Like 700,000 other Rohingyas, Ali and his family resigned themselves to fleeing to neighbouring Bangladesh. They had to cross a river and walk for three days. "We had to swim among the dead bodies in the river I used to play in as a child," he recalls. Even today, every August 25th, the Rohingya commemorate those days of violence.

As a refugee at Cox's Bazar, Ali kept up his writing. But his verses began to take on another dimension, as he also wanted to remember everything he was seeing. Through his work with humanitarian organisations and journalists, whom he guided through the makeshift shelters, he collected hundreds of testimonies. "I wrote everything down in notebooks. Little girls raped, murders, corruption, hunger, deplorable sanitary conditions," he says. "And I hope that one day it will serve to bring justice."

Because of these actions, armed militias stationed within the camp threatened to kill him. "I had to hide for several months," he says. "But it was also thanks to this that I was able to leave Bangladesh. The associations mobilised to offer me a way out."

Keeping the Rohingya culture alive at all costs

Even though Ali was able to reach Canada a year ago, he continues to be reminded of Cox’s Bazar every time he speaks to his relatives. "My parents and siblings are still there," he says. "They tell me that conditions are getting worse month after month. There is more and more insecurity. Every time there is bad weather, the shelters are destroyed. Diseases are proliferating," he says.

According to Médecins Sans Frontières (MSF), cases of dysentery have increased by 50% compared to 2019 in the camps and skin infections, such as scabies, are exploding. The Rohingya are also concerned about the increase in crime, as around 100 murders have been committed in five years, according to an AFP count. Some of the victims include community leaders who are probably targeted in vendettas by insurgents. Young people, with no prospects for the future, are not allowed to leave the camps or to work. To relieve the camps, the Bangladeshi authorities have transferred some 30,000 refugees to Bhashan Char, an island off the Bay of Bengal.
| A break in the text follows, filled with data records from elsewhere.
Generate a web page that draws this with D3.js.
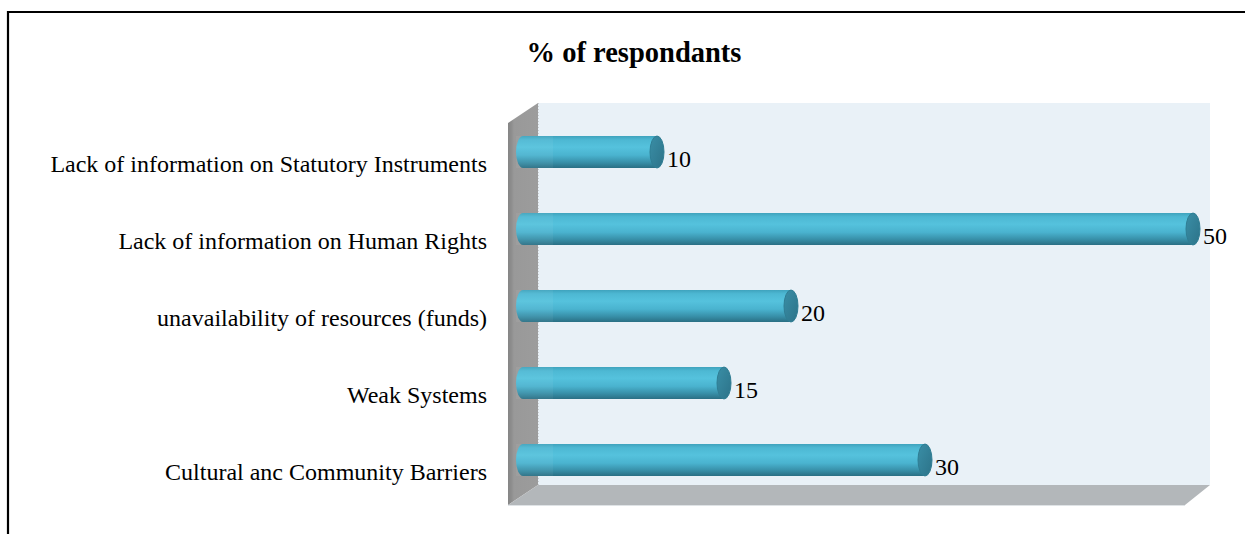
<!DOCTYPE html>
<html>
<head>
<meta charset="utf-8">
<script src="https://cdn.jsdelivr.net/npm/d3@7"></script>
<style>
  html, body { margin: 0; padding: 0; background: #fff; }
  svg { display: block; }
  text { font-family: "Liberation Serif", "Times New Roman", serif; fill: #000; }
</style>
</head>
<body>
<svg id="chart" width="1245" height="534"></svg>
<script>
// Categories top to bottom and their percentages
const categories = [
  "Lack of information on Statutory Instruments",
  "Lack of information on Human Rights",
  "unavailability of resources (funds)",
  "Weak Systems",
  "Cultural anc Community Barriers"
];
const values = [10, 50, 20, 15, 30];
const title = "% of respondants";
const xDomain = [0, 50];

const svg = d3.select("#chart");

// Outer frame (only top and left edges fall inside the page)
svg.append("path")
  .attr("d", "M8,540 L8,12 L1250,12")
  .attr("fill", "none")
  .attr("stroke", "#000")
  .attr("stroke-width", 2.2);

// 3D plot geometry: front plane and depth offset
const front = { left: 508, right: 1180, top: 123, bottom: 505 };
const depth = { dx: 30, dy: -20 };
const mid = { dx: depth.dx / 2, dy: depth.dy / 2 };

const x = d3.scaleLinear()
  .domain(xDomain)
  .range([front.left + mid.dx, front.right + mid.dx - 2]);

const y = d3.scaleBand()
  .domain(categories)
  .range([113.5, 498.5])
  .paddingInner(0)
  .paddingOuter(0);

const defs = svg.append("defs");

// Cylinder body shading
const bodyGrad = defs.append("linearGradient")
  .attr("id", "body").attr("x1", 0).attr("y1", 0).attr("x2", 0).attr("y2", 1);
[
  [0, "#3fa3bd"], [0.12, "#4db8d3"], [0.35, "#55c2dd"], [0.6, "#4ab3cf"],
  [0.82, "#3890a9"], [1, "#2a6f84"]
].forEach(([o, c]) => bodyGrad.append("stop").attr("offset", o).attr("stop-color", c));

const capGrad = defs.append("linearGradient")
  .attr("id", "cap").attr("x1", 0).attr("y1", 0).attr("x2", 1).attr("y2", 1);
[[0, "#3a8ea6"], [1, "#2c7389"]]
  .forEach(([o, c]) => capGrad.append("stop").attr("offset", o).attr("stop-color", c));

const wallGrad = defs.append("linearGradient")
  .attr("id", "wall").attr("x1", 0).attr("y1", 0).attr("x2", 1).attr("y2", 0);
[[0, "#858585"], [0.12, "#8e8e8e"], [0.2, "#999999"], [1, "#9c9c9c"]]
  .forEach(([o, c]) => wallGrad.append("stop").attr("offset", o).attr("stop-color", c));

// Back wall
const back = {
  left: front.left + depth.dx, right: front.right + depth.dx,
  top: front.top + depth.dy, bottom: front.bottom + depth.dy
};
svg.append("rect")
  .attr("x", back.left).attr("y", back.top)
  .attr("width", back.right - back.left).attr("height", back.bottom - back.top)
  .attr("fill", "#e9f1f7");

// Side wall (left)
svg.append("path")
  .attr("d", `M${front.left},${front.top} L${back.left},${back.top} L${back.left},${back.bottom} L${front.left},${front.bottom} Z`)
  .attr("fill", "url(#wall)");
svg.append("line")
  .attr("x1", back.left + 0.5).attr("x2", back.left + 0.5)
  .attr("y1", back.top).attr("y2", back.bottom)
  .attr("stroke", "#c8ccd0").attr("stroke-width", 1).attr("stroke-dasharray", "1,2");

// Floor
svg.append("path")
  .attr("d", `M${front.left},${front.bottom} L${back.left},${back.bottom} L${back.right},${back.bottom} L${front.right + 5},${front.bottom} Z`)
  .attr("fill", "#b3b7ba");
svg.append("line")
  .attr("x1", front.left).attr("x2", front.right + 5)
  .attr("y1", front.bottom + 0.5).attr("y2", front.bottom + 0.5)
  .attr("stroke", "#dfe3e6").attr("stroke-width", 1);

// Title
svg.append("text")
  .attr("x", 634).attr("y", 62)
  .attr("text-anchor", "middle")
  .attr("font-size", 28.5).attr("font-weight", "bold")
  .text(title);

// Category labels
svg.append("g").selectAll("text")
  .data(categories)
  .join("text")
  .attr("x", 487)
  .attr("y", d => y(d) + y.bandwidth() / 2 + 20)
  .attr("text-anchor", "end")
  .attr("font-size", 24)
  .text(d => d);

// Cylinders
const barH = 32;
const capRx = 7;
const rows = categories.map((c, i) => ({ c, v: values[i] }));

const bars = svg.append("g").selectAll("g")
  .data(rows)
  .join("g")
  .attr("transform", d => `translate(0,${y(d.c) + y.bandwidth() / 2})`);

// Body: left rounded end then straight to the right cap center
bars.append("path")
  .attr("d", d => {
    const x0 = x(0), x1 = x(d.v), h = barH / 2;
    return `M${x1},${-h} L${x0},${-h} A${capRx},${h} 0 0 0 ${x0},${h} L${x1},${h} Z`;
  })
  .attr("fill", "url(#body)");

// Faint seam where the bar leaves the side wall
bars.append("rect")
  .attr("x", x(0) - capRx)
  .attr("y", -barH / 2)
  .attr("width", back.left + 15 - (x(0) - capRx))
  .attr("height", barH)
  .attr("fill", "#ffffff")
  .attr("opacity", 0.05)
  .attr("clip-path", null);

// Right end cap
bars.append("ellipse")
  .attr("cx", d => x(d.v))
  .attr("cy", 0)
  .attr("rx", capRx)
  .attr("ry", barH / 2)
  .attr("fill", "url(#cap)")
  .attr("stroke", "#2f7d93")
  .attr("stroke-width", 1);

// Value labels
bars.append("text")
  .attr("x", d => x(d.v) + capRx + 3)
  .attr("y", 15)
  .attr("font-size", 24)
  .text(d => d.v);
</script>
</body>
</html>
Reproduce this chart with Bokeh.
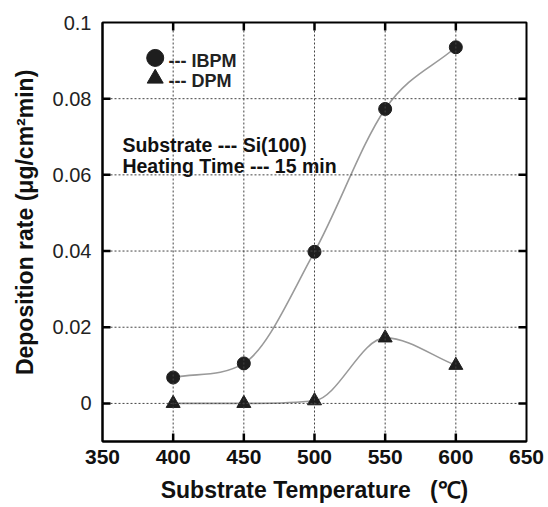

The young writer remains keen to help. When he is not lobbying the international community to recognise the "genocide" of his people, he is working hard to provide access to education for the children of Cox's Bazar, some of whom were born inside the makeshift camps. "Some of the children have been there for five years, during which time they have been deprived of an education. I refuse to let this be a sacrificed generation," he says. He has managed to set up two schools, with the help of local associations, where the pupils study the Burmese curriculum. "If one day, by some miracle, they return to Burma [Myanmar], they will be able to go back to school," says Ali.

"When we talk about the massacre of the Rohingya, we think of the physical abuse and violence. But our culture and language are also being attacked," he says. "By being refugees, we lose our cultural roots. We have to fight against that. If our culture survives, so does our ethnicity."

Ali continues to devote the rest of his time to his passion – filling up pages. "I want to continue writing, be published in several countries, continue fighting for my people and encourage the international community to act," he says. In March 2022, the US was the first country to recognise the "genocide" perpetrated by the Burmese army against the Rohingya. The poet concludes: "A people, since decades, for being a Muslim minority, still under the blade and bullet. Still in hostile oppression, still in rape and incarceration. Still in fire and fear. Ah! What violence!"

This article is a translation of the original in French.